1992 single by Arrested Development

"Mr. Wendal" is a song by American rap group Arrested Development from their debut album, 3 Years, 5 Months and 2 Days in the Life Of... (1992). In Europe and Australia, it was issued as a double A-side with their following single, "Revolution", and released in December 1992. In the United States, "Mr. Wendal" peaked at number six on the Billboard Hot 100, selling 500,000 copies and earning a gold certification. Worldwide, it reached the top 10 in Australia, Ireland, New Zealand, and the United Kingdom. The song's music video was directed by Keith Ward and received a nomination at the 1994 Soul Train Music Awards.

==Critical reception==
Upon the release, Larry Flick from Billboard magazine named "Mr. Wendal" "another gem". He explained, "Once again, lyrics that realistically reflect the strife and struggle of survival during these racially tense times are woven into an easy-going pop/hip hop groove. Icing on the cake are rich and soulful vocals at the chorus." Dave Sholin from the Gavin Report found that the song is "entertaining, thought-provoking and cutting-edge". Sharon O'Connell from Melody Maker wrote, "Rap taken off the streets and made new and rural. Arrested Development are tribal, lightly pulsing proof that it's possible to deliver a punchy message and hang mellow all the while, and this is mainman Speech's social concern for the homeless couched in the funkiest earthiest tones imaginable."

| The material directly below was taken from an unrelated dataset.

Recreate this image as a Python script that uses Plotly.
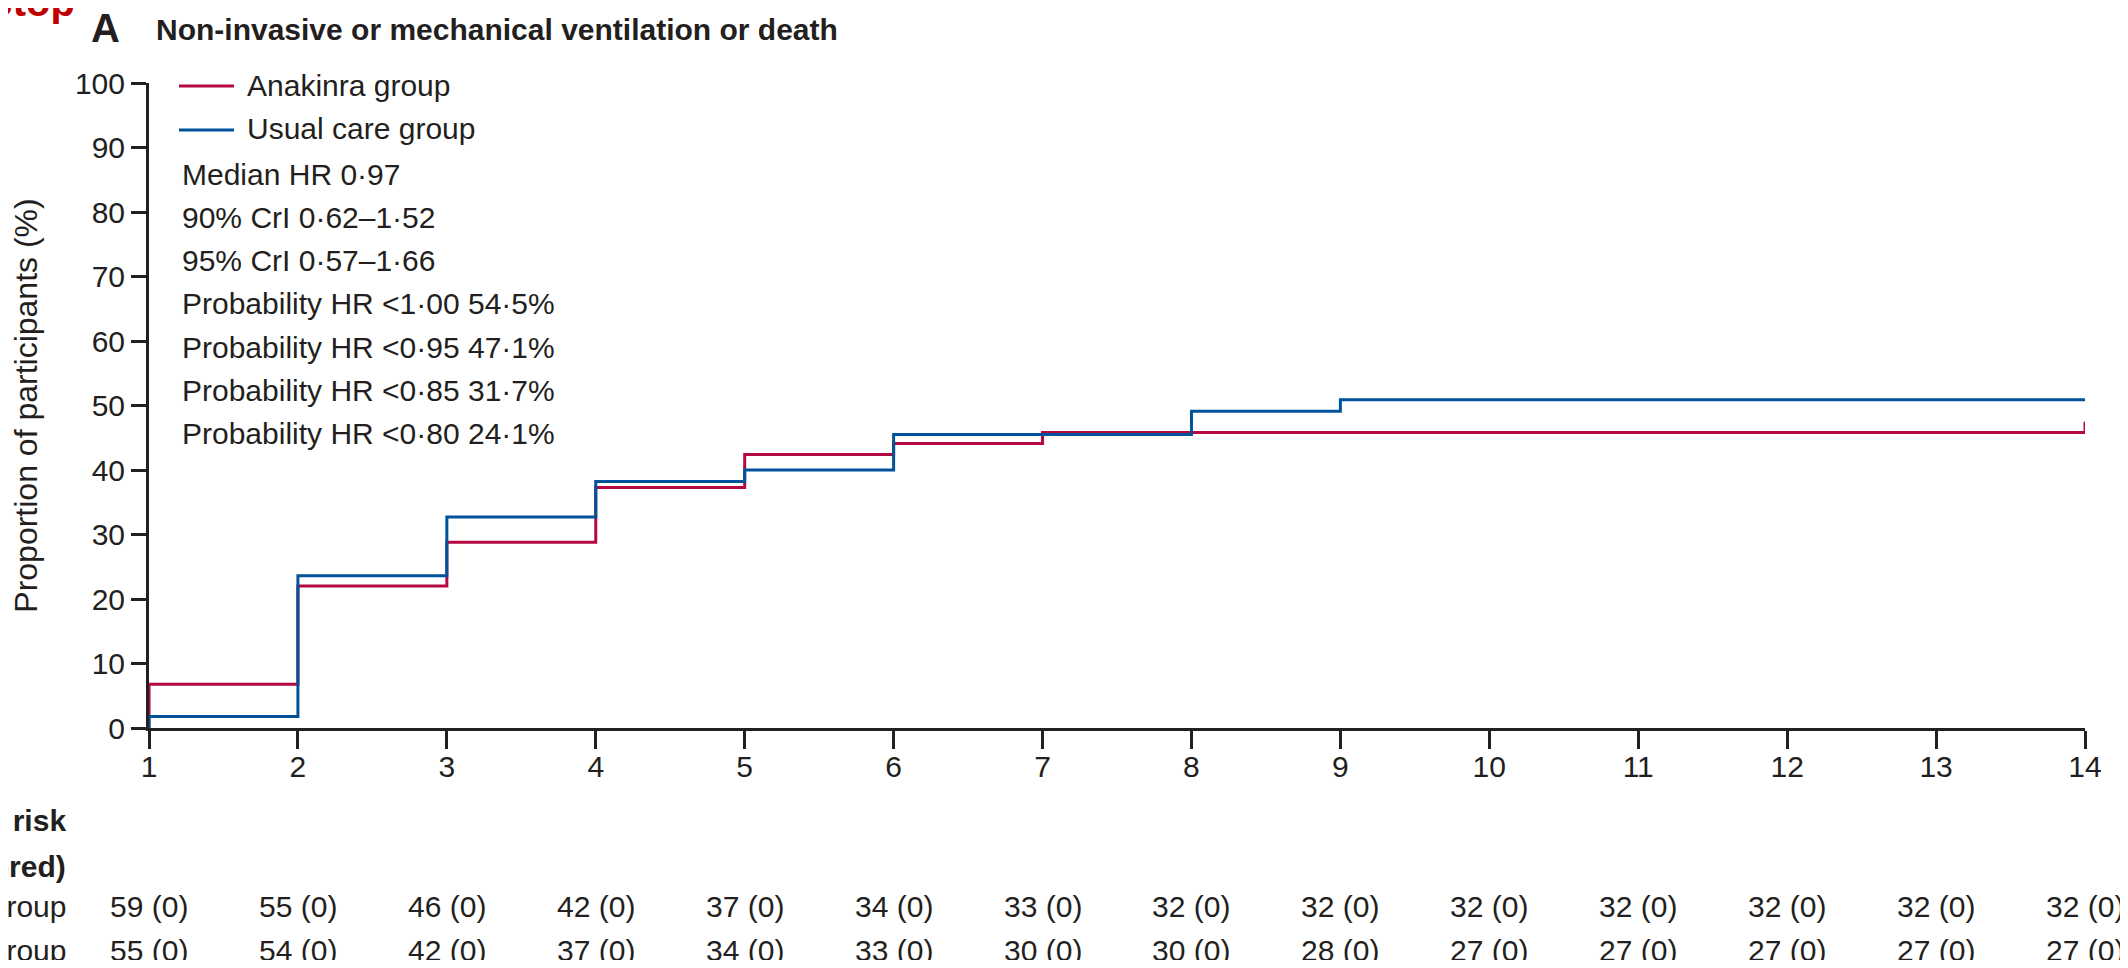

A reviewer from Music Week stated that the follow-up to "People Everyday" is "a wordy, worthy successor", adding, "There's no familiar tune to latch on to this time, just a doodling instrumental in which they leave — for a rap groove, at least — some sizable gaps, giving the track room to breathe." The magazine also wrote that the song "will be a considerable hit." Barbara Ellen from NME named it Single of the Week, commenting, "'Mr Wendal' is a dry, nuclear cool, non-hectoring rap concerned with highlighting the street smart sagacity of your average bin-perusing tramp. Almost Cowardian in its delivery, the song's appeal has little to do with bluster or glitter and a lot to do with an elegant storytelling stance that shines like pure gold in rap's hype-infested waters." Another NME editor, Angus Batey, felt it "is spoilt by being an exact copy" of De La Soul's "Eye Know". Mark Sutherland from Smash Hits gave it a full score of five out of five and named it Best New Single, describing it as a "deliciously laidback rap number".

==Music video==
The song's accompanying music video was directed by Keith Ward. It was nominated in the category for Best R&B Music Video at the 1994 Soul Train Music Awards.

==Legacy==
"Mr. Wendal" was awarded one of BMI's Pop Awards in 1994, honoring the songwriters, composers and music publishers of the song.

==Charts==

===Weekly charts===

| Chart (1992–1993) | Peak position |
|---|---|
| Australia (ARIA) | 7 |
| Canada Top Singles (RPM) | 34 |
| Canada Dance/Urban (RPM) | 1 |
| Canada Retail Singles (The Record) | 4 |
| Europe (Eurochart Hot 100) | 15 |
| Europe (European Dance Radio) | 1 |
| Europe (European Hit Radio) | 20 |
| France (SNEP) | 30 |
| Germany (GfK) | 31 |
| Ireland (IRMA) | 9 |
| Israel (Israeli Singles Chart) | 22 |
| Netherlands (Dutch Top 40 Tipparade) | 5 |
| Netherlands (Single Top 100) | 42 |
| New Zealand (Recorded Music NZ) | 2 |
| UK Singles (Official Charts) | 4 |
| UK Airplay (Music Week) | 6 |
| UK Dance (Music Week) | 2 |
| UK Club Chart (Music Week) | 2 |
| US Billboard Hot 100 | 6 |
| US Dance Club Songs (Billboard) | 1 |
| US Dance Singles Sales (Billboard) | 27 |
| US Hot R&B/Hip-Hop Songs (Billboard) | 6 |
| US Hot Rap Songs (Billboard) | 4 |
| US Pop Airplay (Billboard) | 10 |
| US Rhythmic Airplay (Billboard) | 5 |
| US Cash Box Top 100 | 5 |

===Year-end charts===

| Chart (1993) | Position |
|---|---|
| Australia (ARIA) | 59 |
| Canada Dance/Urban (RPM) | 18 |
| New Zealand (RIANZ) | 14 |
| UK Singles (OCC) | 87 |
| UK Club Chart (Music Week) | 48 |
| US Billboard Hot 100 | 31 |
| US Dance Club Play (Billboard) | 41 |
| US Hot R&B Singles (Billboard) | 25 |
| US Cash Box Top 100 | 28 |

==Certifications==

| Region | Certification | Certified units/sales |
| Australia (ARIA) | Gold | 35,000^{^} |
| New Zealand (RMNZ) | Gold | 5,000^{*} |
| United States (RIAA) | Gold | 500,000 |
^{*} Sales figures based on certification alone. ^{^} Shipments figures based on certification alone.